== WHAT IS REQUIRED ==
Return the listing below unchanged, minus its pictures.
--- START OF DATA EXCERPT ---
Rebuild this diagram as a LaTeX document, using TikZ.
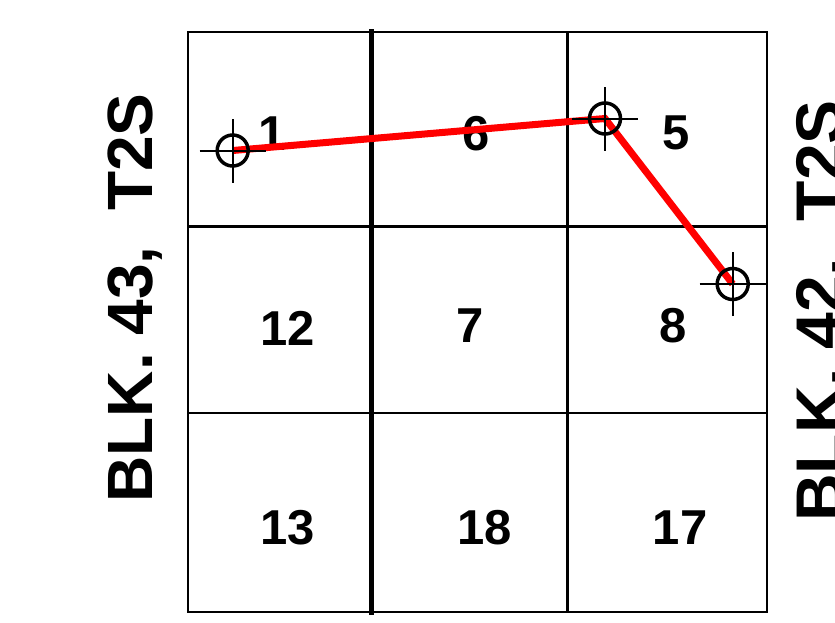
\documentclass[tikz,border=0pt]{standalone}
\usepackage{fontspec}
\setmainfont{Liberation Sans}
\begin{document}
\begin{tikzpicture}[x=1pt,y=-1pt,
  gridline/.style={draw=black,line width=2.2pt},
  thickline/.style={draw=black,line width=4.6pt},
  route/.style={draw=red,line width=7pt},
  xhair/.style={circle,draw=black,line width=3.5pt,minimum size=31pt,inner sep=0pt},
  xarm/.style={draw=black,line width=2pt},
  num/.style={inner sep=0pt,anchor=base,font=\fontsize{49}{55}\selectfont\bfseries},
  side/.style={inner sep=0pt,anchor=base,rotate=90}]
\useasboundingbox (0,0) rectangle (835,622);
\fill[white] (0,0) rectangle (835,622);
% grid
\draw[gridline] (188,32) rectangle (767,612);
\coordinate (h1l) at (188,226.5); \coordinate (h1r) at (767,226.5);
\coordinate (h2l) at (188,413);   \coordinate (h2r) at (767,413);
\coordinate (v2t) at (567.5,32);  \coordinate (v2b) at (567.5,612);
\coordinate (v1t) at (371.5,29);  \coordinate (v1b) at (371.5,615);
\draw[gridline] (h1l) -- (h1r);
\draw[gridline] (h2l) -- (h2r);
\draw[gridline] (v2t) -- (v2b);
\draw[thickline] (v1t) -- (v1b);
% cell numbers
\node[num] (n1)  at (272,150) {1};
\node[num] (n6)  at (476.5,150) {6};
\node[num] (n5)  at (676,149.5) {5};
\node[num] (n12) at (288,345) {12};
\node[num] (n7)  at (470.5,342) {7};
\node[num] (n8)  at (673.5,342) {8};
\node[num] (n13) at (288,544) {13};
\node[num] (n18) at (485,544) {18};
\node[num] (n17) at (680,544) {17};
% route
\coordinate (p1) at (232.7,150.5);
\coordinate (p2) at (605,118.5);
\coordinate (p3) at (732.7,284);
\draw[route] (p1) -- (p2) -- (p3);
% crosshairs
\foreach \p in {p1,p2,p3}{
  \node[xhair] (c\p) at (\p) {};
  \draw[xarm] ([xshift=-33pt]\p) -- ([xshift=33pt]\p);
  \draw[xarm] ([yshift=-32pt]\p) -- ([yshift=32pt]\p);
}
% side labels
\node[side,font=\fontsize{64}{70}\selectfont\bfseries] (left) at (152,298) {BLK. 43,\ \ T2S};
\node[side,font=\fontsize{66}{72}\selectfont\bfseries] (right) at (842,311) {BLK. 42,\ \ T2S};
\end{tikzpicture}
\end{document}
--- END OF DATA EXCERPT ---
== EXERCISE OUTPUT ==
Rebuild this diagram as a LaTeX document, using TikZ.
\documentclass[tikz,border=0pt]{standalone}
\usepackage{fontspec}
\setmainfont{Liberation Sans}
\begin{document}
\begin{tikzpicture}[x=1pt,y=-1pt,
  gridline/.style={draw=black,line width=2.2pt},
  thickline/.style={draw=black,line width=4.6pt},
  route/.style={draw=red,line width=7pt},
  xhair/.style={circle,draw=black,line width=3.5pt,minimum size=31pt,inner sep=0pt},
  xarm/.style={draw=black,line width=2pt},
  num/.style={inner sep=0pt,anchor=base,font=\fontsize{49}{55}\selectfont\bfseries},
  side/.style={inner sep=0pt,anchor=base,rotate=90}]
\useasboundingbox (0,0) rectangle (835,622);
\fill[white] (0,0) rectangle (835,622);
% grid
\draw[gridline] (188,32) rectangle (767,612);
\coordinate (h1l) at (188,226.5); \coordinate (h1r) at (767,226.5);
\coordinate (h2l) at (188,413);   \coordinate (h2r) at (767,413);
\coordinate (v2t) at (567.5,32);  \coordinate (v2b) at (567.5,612);
\coordinate (v1t) at (371.5,29);  \coordinate (v1b) at (371.5,615);
\draw[gridline] (h1l) -- (h1r);
\draw[gridline] (h2l) -- (h2r);
\draw[gridline] (v2t) -- (v2b);
\draw[thickline] (v1t) -- (v1b);
% cell numbers
\node[num] (n1)  at (272,150) {1};
\node[num] (n6)  at (476.5,150) {6};
\node[num] (n5)  at (676,149.5) {5};
\node[num] (n12) at (288,345) {12};
\node[num] (n7)  at (470.5,342) {7};
\node[num] (n8)  at (673.5,342) {8};
\node[num] (n13) at (288,544) {13};
\node[num] (n18) at (485,544) {18};
\node[num] (n17) at (680,544) {17};
% route
\coordinate (p1) at (232.7,150.5);
\coordinate (p2) at (605,118.5);
\coordinate (p3) at (732.7,284);
\draw[route] (p1) -- (p2) -- (p3);
% crosshairs
\foreach \p in {p1,p2,p3}{
  \node[xhair] (c\p) at (\p) {};
  \draw[xarm] ([xshift=-33pt]\p) -- ([xshift=33pt]\p);
  \draw[xarm] ([yshift=-32pt]\p) -- ([yshift=32pt]\p);
}
% side labels
\node[side,font=\fontsize{64}{70}\selectfont\bfseries] (left) at (152,298) {BLK. 43,\ \ T2S};
\node[side,font=\fontsize{66}{72}\selectfont\bfseries] (right) at (842,311) {BLK. 42,\ \ T2S};
\end{tikzpicture}
\end{document}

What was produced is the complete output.